● Problem statement: Pictures stay out. Extract the lines below from the first one through the line with "12.3, 12.8, 12.5, 13.7, 16.4, 28.0, 33.4, 36.5, 60.6];", both included.

___ Data segment

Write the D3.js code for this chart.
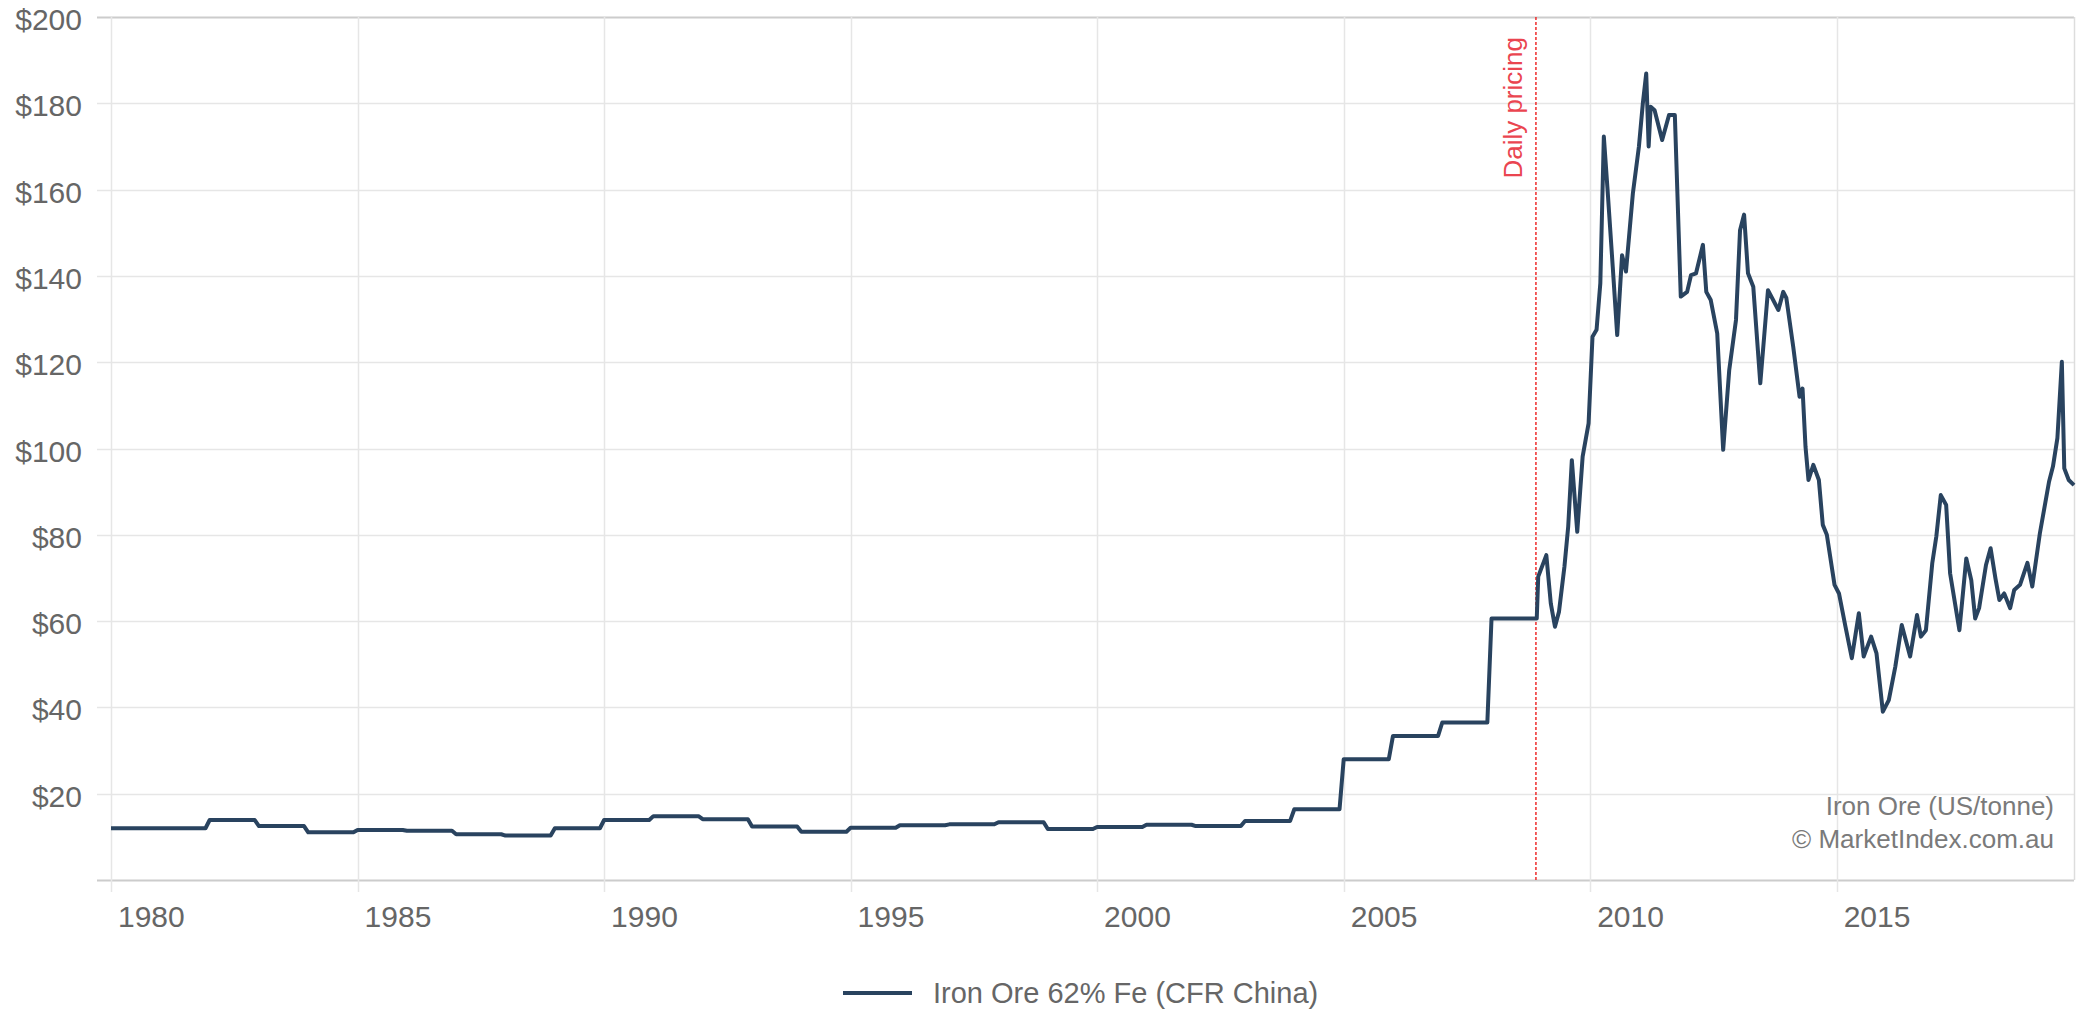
<!DOCTYPE html>
<html>
<head>
<meta charset="utf-8">
<script src="https://d3js.org/d3.v7.min.js"></script>
<style>
  body { margin: 0; background: #fff; }
  text { font-family: "Liberation Sans", Arial, sans-serif; }
</style>
</head>
<body>
<svg width="2079" height="1012"></svg>
<script>
// yearly contract prices (one value held for the whole year)
var contractYears = d3.range(1980, 2009);
var contractPrices = [12.0, 12.0, 13.9, 12.5, 11.05, 11.6, 11.4, 10.6, 10.3, 12.0,
                      13.9, 14.8, 14.1, 12.4, 11.2, 12.1, 12.7, 12.9, 13.4, 11.8,
                      12.3, 12.8, 12.5, 13.7, 16.4, 28.0, 33.4, 36.5, 60.6];

// spot prices after daily pricing started
var spotDates = ["2008-12-12","2009-02-10","2009-03-15","2009-04-15","2009-05-15","2009-06-24","2009-07-22","2009-08-18","2009-09-27","2009-11-06","2009-12-20",
                 "2010-01-18","2010-02-17","2010-03-17","2010-04-12","2010-05-08","2010-06-17","2010-07-20","2010-08-25","2010-09-23","2010-11-13","2010-12-28",
                 "2011-01-26","2011-02-20","2011-03-10","2011-03-25","2011-04-23","2011-06-18","2011-08-08","2011-09-20","2011-11-03","2011-12-20",
                 "2012-01-18","2012-02-24","2012-04-15","2012-05-10","2012-06-12","2012-07-30","2012-09-12","2012-10-27","2012-12-16",
                 "2013-01-15","2013-02-14","2013-03-15","2013-04-23","2013-06-14","2013-08-10","2013-10-26","2013-12-01","2013-12-24",
                 "2014-02-13","2014-04-01","2014-04-23","2014-05-15","2014-06-06","2014-07-12","2014-08-22","2014-09-20","2014-10-20","2014-12-16",
                 "2015-01-18","2015-03-07","2015-04-23","2015-06-14","2015-07-20","2015-09-13","2015-10-23","2015-12-09",
                 "2016-01-22","2016-03-10","2016-04-27","2016-06-28","2016-08-18","2016-09-16","2016-10-23","2016-12-09",
                 "2017-01-08","2017-02-10","2017-03-22","2017-04-20","2017-06-28","2017-08-18","2017-09-24","2017-10-23","2017-11-21",
                 "2018-01-11","2018-02-14","2018-03-22","2018-04-20","2018-05-26","2018-07-09","2018-08-08","2018-09-20","2018-11-14","2018-12-20",
                 "2019-02-14","2019-04-23","2019-05-22","2019-06-24","2019-07-27","2019-08-14","2019-09-16","2019-10-25"];
var spotPrices = [70.3, 75.3, 64.1, 58.7, 62.2, 72.6, 81.9, 97.3, 80.7, 98.1, 105.8,
                  125.9, 127.5, 138.3, 172.3, 160.7, 142.1, 126.3, 144.8, 141, 159.1, 170,
                  180, 186.9, 170, 179.2, 178.4, 171.5, 177.3, 177.3, 135.2, 136.3,
                  140.2, 140.6, 147.2, 136.3, 134.4, 126.7, 99.7, 118.2, 129.8,
                  150.6, 154.2, 140.6, 137.5, 115.1, 136.7, 132.1, 136.3, 134.9,
                  123.6, 112, 113.9, 100.4, 92.7, 96.2, 92.7, 82.3, 80, 68.4,
                  66.4, 58.7, 51.4, 61.8, 51.8, 56.4, 52.5, 39,
                  41.7, 49.4, 59.1, 51.8, 61.4, 56.4, 57.9, 73.4,
                  79.6, 89.2, 86.9, 71.1, 57.9, 74.5, 69.5, 60.6, 63,
                  73, 76.9, 69.9, 64.9, 66.4, 63, 67.2, 68.4, 73.5, 68,
                  80.3, 92.3, 95.8, 102.4, 120.1, 95.4, 92.7, 91.5];

var yTicks = [0, 20, 40, 60, 80, 100, 120, 140, 160, 180, 200];
var dailyPricingDate = "2008-11-25";
var seriesName = "Iron Ore 62% Fe (CFR China)";
var creditLines = ["Iron Ore (US/tonne)", "\u00a9 MarketIndex.com.au"];

var parseDate = d3.timeParse("%Y-%m-%d");

// each contract year drawn from Jan to Dec at the same price
var points = [];
contractYears.forEach(function(yr, i) {
    points.push({date: new Date(yr, 0, 1), value: contractPrices[i]});
    points.push({date: new Date(yr, 11, 1), value: contractPrices[i]});
});
spotDates.forEach(function(d, i) {
    points.push({date: parseDate(d), value: spotPrices[i]});
});

var svg = d3.select("svg"),
    plotLeft = 111, plotRight = 2074, plotTop = 17, plotBottom = 880;

var x = d3.scaleTime()
    .domain(d3.extent(points, function(d) { return d.date; }))
    .range([plotLeft, plotRight]);

var y = d3.scaleLinear()
    .domain([0, 200])
    .range([plotBottom, plotTop]);

var textColor = "#666666",
    lineColor = "#29435f";

// horizontal grid + y tick stubs
svg.append("g").selectAll("line")
    .data(yTicks)
    .enter().append("line")
    .attr("x1", plotLeft - 14)
    .attr("x2", plotRight)
    .attr("y1", function(d) { return Math.round(y(d)) + 0.5; })
    .attr("y2", function(d) { return Math.round(y(d)) + 0.5; })
    .attr("stroke", function(d) { return (d == 0 || d == 200) ? "#cccccc" : "#e6e6e6"; })
    .attr("stroke-width", function(d) { return (d == 0 || d == 200) ? 2 : 1.5; });

svg.append("g").selectAll("text")
    .data(yTicks.filter(function(d) { return d > 0; }))
    .enter().append("text")
    .attr("x", 82)
    .attr("y", function(d) { return y(d) + 13; })
    .attr("text-anchor", "end")
    .attr("font-size", 30)
    .attr("fill", textColor)
    .text(function(d) { return "$" + d; });

// vertical grid every 5 years
var xTicks = x.ticks(d3.timeYear.every(5));

svg.append("g").selectAll("line")
    .data(xTicks)
    .enter().append("line")
    .attr("x1", function(d) { return Math.round(x(d)) + 0.5; })
    .attr("x2", function(d) { return Math.round(x(d)) + 0.5; })
    .attr("y1", plotTop)
    .attr("y2", plotBottom + 12)
    .attr("stroke", "#e6e6e6")
    .attr("stroke-width", 1.5);

svg.append("g").selectAll("text")
    .data(xTicks)
    .enter().append("text")
    .attr("x", function(d) { return x(d) + 7; })
    .attr("y", 927)
    .attr("font-size", 30)
    .attr("fill", textColor)
    .text(d3.timeFormat("%Y"));

// right border
svg.append("line")
    .attr("x1", plotRight + 0.5).attr("x2", plotRight + 0.5)
    .attr("y1", plotTop).attr("y2", plotBottom)
    .attr("stroke", "#dddddd")
    .attr("stroke-width", 1.5);

// daily pricing marker
var dpx = x(parseDate(dailyPricingDate));
svg.append("line")
    .attr("x1", dpx).attr("x2", dpx)
    .attr("y1", plotTop).attr("y2", plotBottom)
    .attr("stroke", "#ee2b2b")
    .attr("stroke-width", 1.5)
    .attr("stroke-dasharray", "3,2");

svg.append("text")
    .attr("transform", "translate(" + (dpx - 14) + "," + 37 + ") rotate(-90)")
    .attr("text-anchor", "end")
    .attr("font-size", 26)
    .attr("fill", "#ea4550")
    .text("Daily pricing");

// credits inside the plot
svg.append("g").selectAll("text")
    .data(creditLines)
    .enter().append("text")
    .attr("x", 2054)
    .attr("y", function(d, i) { return 815 + i * 33; })
    .attr("text-anchor", "end")
    .attr("font-size", 26)
    .attr("fill", "#7a7a7a")
    .text(function(d) { return d; });

// the price line
var line = d3.line()
    .x(function(d) { return x(d.date); })
    .y(function(d) { return y(d.value); });

svg.append("path")
    .datum(points)
    .attr("d", line)
    .attr("fill", "none")
    .attr("stroke", lineColor)
    .attr("stroke-width", 4)
    .attr("stroke-linejoin", "round");

// legend
var legend = svg.append("g");
legend.append("line")
    .attr("x1", 843).attr("x2", 912)
    .attr("y1", 993).attr("y2", 993)
    .attr("stroke", lineColor)
    .attr("stroke-width", 4);
legend.append("text")
    .attr("x", 933)
    .attr("y", 1003)
    .attr("font-size", 29)
    .attr("fill", textColor)
    .text(seriesName);
</script>
</body>
</html>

______

● The answer:
Write the D3.js code for this chart.
<!DOCTYPE html>
<html>
<head>
<meta charset="utf-8">
<script src="https://d3js.org/d3.v7.min.js"></script>
<style>
  body { margin: 0; background: #fff; }
  text { font-family: "Liberation Sans", Arial, sans-serif; }
</style>
</head>
<body>
<svg width="2079" height="1012"></svg>
<script>
// yearly contract prices (one value held for the whole year)
var contractYears = d3.range(1980, 2009);
var contractPrices = [12.0, 12.0, 13.9, 12.5, 11.05, 11.6, 11.4, 10.6, 10.3, 12.0,
                      13.9, 14.8, 14.1, 12.4, 11.2, 12.1, 12.7, 12.9, 13.4, 11.8,
                      12.3, 12.8, 12.5, 13.7, 16.4, 28.0, 33.4, 36.5, 60.6];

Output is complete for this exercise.